- **Task statement**: Among the lines below, count those with "chart". Give the total alone.
** BEGIN **
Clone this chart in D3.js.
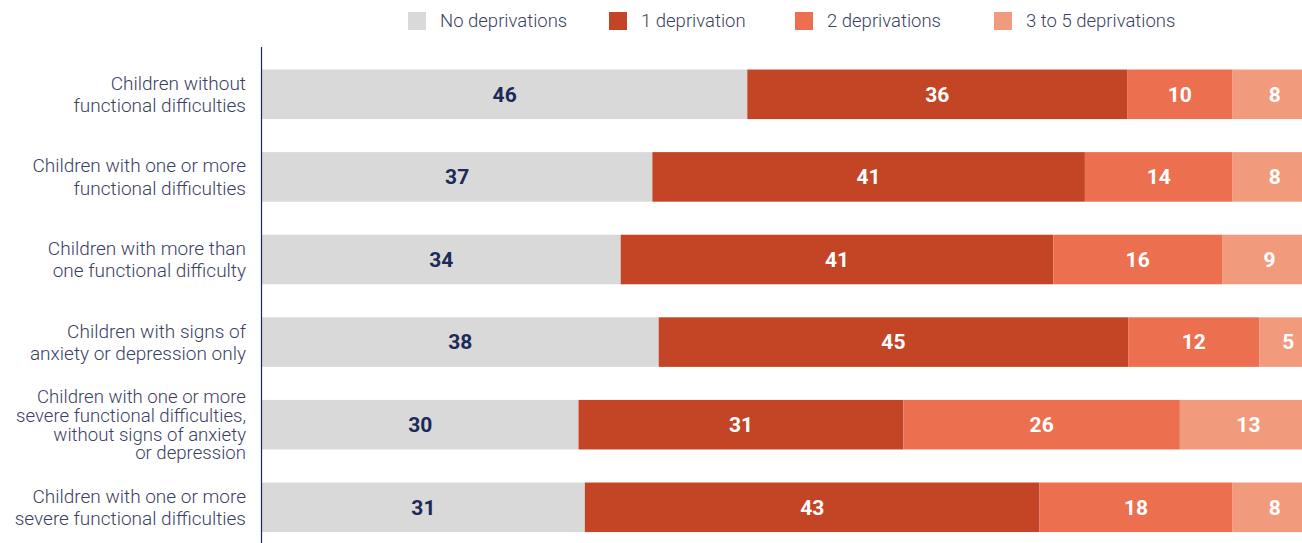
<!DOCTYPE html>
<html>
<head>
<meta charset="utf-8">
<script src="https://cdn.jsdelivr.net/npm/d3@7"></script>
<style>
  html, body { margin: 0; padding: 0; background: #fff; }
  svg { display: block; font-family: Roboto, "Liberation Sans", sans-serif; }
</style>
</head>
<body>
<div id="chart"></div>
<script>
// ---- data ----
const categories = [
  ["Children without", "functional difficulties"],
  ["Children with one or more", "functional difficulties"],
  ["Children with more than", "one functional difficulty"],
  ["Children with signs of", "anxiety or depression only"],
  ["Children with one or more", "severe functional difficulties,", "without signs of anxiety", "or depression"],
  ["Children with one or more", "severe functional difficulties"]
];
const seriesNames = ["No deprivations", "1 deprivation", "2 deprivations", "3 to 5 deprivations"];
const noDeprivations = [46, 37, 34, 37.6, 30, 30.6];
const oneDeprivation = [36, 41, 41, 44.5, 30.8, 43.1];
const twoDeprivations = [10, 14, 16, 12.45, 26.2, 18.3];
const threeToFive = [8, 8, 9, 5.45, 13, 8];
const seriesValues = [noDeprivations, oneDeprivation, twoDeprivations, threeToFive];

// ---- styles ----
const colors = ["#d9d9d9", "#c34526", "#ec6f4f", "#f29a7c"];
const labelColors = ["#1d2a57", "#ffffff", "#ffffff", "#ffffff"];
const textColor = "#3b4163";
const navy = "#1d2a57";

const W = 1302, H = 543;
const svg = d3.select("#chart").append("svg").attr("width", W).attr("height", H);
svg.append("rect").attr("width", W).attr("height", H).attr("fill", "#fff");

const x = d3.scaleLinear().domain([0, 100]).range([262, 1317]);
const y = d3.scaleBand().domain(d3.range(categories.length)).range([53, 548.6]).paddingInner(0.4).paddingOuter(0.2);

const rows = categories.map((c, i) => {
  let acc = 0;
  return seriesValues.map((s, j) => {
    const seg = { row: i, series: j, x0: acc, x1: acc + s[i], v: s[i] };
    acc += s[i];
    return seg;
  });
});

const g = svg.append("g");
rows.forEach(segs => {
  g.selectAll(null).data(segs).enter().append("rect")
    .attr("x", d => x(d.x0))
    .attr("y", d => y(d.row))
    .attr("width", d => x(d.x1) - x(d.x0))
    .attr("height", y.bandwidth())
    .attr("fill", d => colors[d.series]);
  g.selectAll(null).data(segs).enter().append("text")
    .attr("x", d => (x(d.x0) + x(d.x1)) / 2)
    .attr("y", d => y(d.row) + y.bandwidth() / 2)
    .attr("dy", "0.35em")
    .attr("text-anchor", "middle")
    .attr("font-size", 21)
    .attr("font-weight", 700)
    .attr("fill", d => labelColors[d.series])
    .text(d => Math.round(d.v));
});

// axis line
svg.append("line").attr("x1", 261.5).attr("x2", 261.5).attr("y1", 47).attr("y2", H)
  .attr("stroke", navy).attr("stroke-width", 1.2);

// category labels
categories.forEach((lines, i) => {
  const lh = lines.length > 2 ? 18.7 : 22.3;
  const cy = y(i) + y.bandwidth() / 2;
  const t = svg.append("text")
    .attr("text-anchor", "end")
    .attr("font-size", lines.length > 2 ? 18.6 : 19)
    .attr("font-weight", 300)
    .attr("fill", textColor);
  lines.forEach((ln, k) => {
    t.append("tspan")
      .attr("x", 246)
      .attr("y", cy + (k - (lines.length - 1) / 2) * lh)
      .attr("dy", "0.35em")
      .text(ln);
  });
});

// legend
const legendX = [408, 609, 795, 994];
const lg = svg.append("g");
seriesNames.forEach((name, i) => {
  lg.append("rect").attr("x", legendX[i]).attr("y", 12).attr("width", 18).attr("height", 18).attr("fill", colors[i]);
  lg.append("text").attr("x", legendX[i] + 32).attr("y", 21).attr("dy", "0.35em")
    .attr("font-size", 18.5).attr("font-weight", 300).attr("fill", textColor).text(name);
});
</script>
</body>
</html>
** END **
- **Answer below**: 3